[WHAT IS NEEDED] Retype, exactly as written, every line from the one containing "Give me the" down to the one containing "253, 184), zorder=1)", including both, and nothing else.

Records with drawing code:
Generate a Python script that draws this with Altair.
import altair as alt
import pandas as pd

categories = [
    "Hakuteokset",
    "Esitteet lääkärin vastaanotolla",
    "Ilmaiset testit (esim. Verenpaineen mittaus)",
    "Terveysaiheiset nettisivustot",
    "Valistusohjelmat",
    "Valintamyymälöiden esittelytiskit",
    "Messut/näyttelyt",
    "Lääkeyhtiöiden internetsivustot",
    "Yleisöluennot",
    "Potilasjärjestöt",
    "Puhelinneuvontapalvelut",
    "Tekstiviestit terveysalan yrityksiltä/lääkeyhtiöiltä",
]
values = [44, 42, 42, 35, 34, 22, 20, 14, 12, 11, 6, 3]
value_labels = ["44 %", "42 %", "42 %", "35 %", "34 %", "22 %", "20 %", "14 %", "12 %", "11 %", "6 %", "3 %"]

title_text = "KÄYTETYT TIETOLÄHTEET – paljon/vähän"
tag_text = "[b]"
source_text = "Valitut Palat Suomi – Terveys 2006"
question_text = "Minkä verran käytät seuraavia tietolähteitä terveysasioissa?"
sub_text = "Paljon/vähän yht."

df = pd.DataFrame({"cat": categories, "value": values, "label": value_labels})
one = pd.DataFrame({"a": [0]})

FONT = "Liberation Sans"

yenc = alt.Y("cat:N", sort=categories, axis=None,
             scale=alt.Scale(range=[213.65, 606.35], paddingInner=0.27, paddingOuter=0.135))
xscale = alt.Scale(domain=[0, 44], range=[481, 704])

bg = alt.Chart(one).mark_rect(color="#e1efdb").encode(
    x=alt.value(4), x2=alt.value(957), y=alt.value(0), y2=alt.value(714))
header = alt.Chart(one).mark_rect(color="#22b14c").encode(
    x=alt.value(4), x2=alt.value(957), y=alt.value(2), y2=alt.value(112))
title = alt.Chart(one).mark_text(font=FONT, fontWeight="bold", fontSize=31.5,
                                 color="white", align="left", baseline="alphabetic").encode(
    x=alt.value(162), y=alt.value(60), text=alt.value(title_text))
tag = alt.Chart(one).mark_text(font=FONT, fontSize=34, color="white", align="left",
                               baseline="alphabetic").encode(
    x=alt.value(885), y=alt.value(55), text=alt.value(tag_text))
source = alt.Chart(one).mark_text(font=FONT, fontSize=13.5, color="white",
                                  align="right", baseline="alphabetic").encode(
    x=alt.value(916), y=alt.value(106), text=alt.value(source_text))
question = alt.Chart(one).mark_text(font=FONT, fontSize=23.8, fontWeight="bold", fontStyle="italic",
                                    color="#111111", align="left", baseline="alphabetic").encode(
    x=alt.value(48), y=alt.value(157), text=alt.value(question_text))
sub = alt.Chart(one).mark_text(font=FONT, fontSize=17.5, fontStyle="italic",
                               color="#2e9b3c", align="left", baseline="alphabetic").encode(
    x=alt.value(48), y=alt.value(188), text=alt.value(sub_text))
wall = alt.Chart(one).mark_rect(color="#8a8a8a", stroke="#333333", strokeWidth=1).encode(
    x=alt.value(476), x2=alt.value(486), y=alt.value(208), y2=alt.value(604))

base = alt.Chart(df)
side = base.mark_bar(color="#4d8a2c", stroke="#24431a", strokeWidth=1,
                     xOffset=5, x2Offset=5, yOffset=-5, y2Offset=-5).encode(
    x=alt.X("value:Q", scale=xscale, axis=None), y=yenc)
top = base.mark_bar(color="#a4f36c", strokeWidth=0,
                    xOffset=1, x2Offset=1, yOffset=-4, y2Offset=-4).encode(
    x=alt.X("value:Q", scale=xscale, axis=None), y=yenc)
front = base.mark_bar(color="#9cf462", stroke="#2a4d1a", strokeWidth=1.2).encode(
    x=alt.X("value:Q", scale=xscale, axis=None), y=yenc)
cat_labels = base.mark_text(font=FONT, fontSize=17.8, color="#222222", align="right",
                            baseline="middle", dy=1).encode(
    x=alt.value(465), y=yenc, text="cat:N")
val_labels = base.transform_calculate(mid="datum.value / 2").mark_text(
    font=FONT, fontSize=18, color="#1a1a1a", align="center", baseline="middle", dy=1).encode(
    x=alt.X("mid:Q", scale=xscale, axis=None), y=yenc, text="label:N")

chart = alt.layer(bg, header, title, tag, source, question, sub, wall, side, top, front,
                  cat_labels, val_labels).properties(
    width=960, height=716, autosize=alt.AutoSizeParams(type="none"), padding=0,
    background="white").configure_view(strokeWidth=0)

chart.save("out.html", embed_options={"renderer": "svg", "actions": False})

---

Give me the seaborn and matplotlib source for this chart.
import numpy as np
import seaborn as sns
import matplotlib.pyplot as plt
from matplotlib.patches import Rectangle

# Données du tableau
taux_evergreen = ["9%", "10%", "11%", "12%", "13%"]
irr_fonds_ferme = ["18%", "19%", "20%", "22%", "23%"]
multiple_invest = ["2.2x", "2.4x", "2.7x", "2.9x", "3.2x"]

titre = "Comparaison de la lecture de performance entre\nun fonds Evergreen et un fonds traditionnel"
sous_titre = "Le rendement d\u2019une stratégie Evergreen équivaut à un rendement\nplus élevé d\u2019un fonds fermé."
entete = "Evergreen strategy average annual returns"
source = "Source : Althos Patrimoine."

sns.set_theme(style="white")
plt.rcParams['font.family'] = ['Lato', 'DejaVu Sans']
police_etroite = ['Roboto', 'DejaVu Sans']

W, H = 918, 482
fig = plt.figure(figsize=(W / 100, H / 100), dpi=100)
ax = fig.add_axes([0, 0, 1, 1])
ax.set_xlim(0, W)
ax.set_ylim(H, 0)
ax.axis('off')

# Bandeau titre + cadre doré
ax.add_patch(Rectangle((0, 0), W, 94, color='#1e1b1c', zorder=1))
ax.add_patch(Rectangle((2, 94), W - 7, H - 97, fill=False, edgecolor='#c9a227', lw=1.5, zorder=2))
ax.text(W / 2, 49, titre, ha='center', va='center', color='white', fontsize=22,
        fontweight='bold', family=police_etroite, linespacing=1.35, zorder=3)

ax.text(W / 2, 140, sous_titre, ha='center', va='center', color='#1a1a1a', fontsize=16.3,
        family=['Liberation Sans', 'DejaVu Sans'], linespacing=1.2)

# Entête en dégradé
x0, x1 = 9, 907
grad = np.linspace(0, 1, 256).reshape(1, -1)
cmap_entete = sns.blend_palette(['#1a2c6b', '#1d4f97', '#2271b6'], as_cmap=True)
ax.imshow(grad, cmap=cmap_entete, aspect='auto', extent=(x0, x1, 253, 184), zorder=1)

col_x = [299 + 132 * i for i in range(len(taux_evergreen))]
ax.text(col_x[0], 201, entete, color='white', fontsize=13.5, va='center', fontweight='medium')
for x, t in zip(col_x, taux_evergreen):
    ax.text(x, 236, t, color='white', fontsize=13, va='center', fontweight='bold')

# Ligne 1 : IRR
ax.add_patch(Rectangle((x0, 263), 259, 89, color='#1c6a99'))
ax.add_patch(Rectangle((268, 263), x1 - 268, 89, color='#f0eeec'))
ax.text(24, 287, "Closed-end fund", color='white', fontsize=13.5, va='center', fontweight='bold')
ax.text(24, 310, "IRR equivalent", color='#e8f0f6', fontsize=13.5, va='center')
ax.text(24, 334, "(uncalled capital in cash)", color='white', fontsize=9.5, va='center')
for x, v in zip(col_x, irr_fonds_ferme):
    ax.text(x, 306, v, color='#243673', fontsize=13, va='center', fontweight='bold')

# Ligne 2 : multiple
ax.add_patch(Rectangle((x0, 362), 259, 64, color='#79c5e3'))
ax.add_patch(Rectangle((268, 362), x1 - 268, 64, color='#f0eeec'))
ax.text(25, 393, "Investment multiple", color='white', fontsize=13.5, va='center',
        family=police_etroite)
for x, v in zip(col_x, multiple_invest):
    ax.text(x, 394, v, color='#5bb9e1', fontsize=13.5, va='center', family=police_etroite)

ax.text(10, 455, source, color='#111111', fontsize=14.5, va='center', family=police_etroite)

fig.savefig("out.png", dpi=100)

[CORRECT RESPONSE]
Give me the seaborn and matplotlib source for this chart.
import numpy as np
import seaborn as sns
import matplotlib.pyplot as plt
from matplotlib.patches import Rectangle

# Données du tableau
taux_evergreen = ["9%", "10%", "11%", "12%", "13%"]
irr_fonds_ferme = ["18%", "19%", "20%", "22%", "23%"]
multiple_invest = ["2.2x", "2.4x", "2.7x", "2.9x", "3.2x"]

titre = "Comparaison de la lecture de performance entre\nun fonds Evergreen et un fonds traditionnel"
sous_titre = "Le rendement d\u2019une stratégie Evergreen équivaut à un rendement\nplus élevé d\u2019un fonds fermé."
entete = "Evergreen strategy average annual returns"
source = "Source : Althos Patrimoine."

sns.set_theme(style="white")
plt.rcParams['font.family'] = ['Lato', 'DejaVu Sans']
police_etroite = ['Roboto', 'DejaVu Sans']

W, H = 918, 482
fig = plt.figure(figsize=(W / 100, H / 100), dpi=100)
ax = fig.add_axes([0, 0, 1, 1])
ax.set_xlim(0, W)
ax.set_ylim(H, 0)
ax.axis('off')

# Bandeau titre + cadre doré
ax.add_patch(Rectangle((0, 0), W, 94, color='#1e1b1c', zorder=1))
ax.add_patch(Rectangle((2, 94), W - 7, H - 97, fill=False, edgecolor='#c9a227', lw=1.5, zorder=2))
ax.text(W / 2, 49, titre, ha='center', va='center', color='white', fontsize=22,
        fontweight='bold', family=police_etroite, linespacing=1.35, zorder=3)

ax.text(W / 2, 140, sous_titre, ha='center', va='center', color='#1a1a1a', fontsize=16.3,
        family=['Liberation Sans', 'DejaVu Sans'], linespacing=1.2)

# Entête en dégradé
x0, x1 = 9, 907
grad = np.linspace(0, 1, 256).reshape(1, -1)
cmap_entete = sns.blend_palette(['#1a2c6b', '#1d4f97', '#2271b6'], as_cmap=True)
ax.imshow(grad, cmap=cmap_entete, aspect='auto', extent=(x0, x1, 253, 184), zorder=1)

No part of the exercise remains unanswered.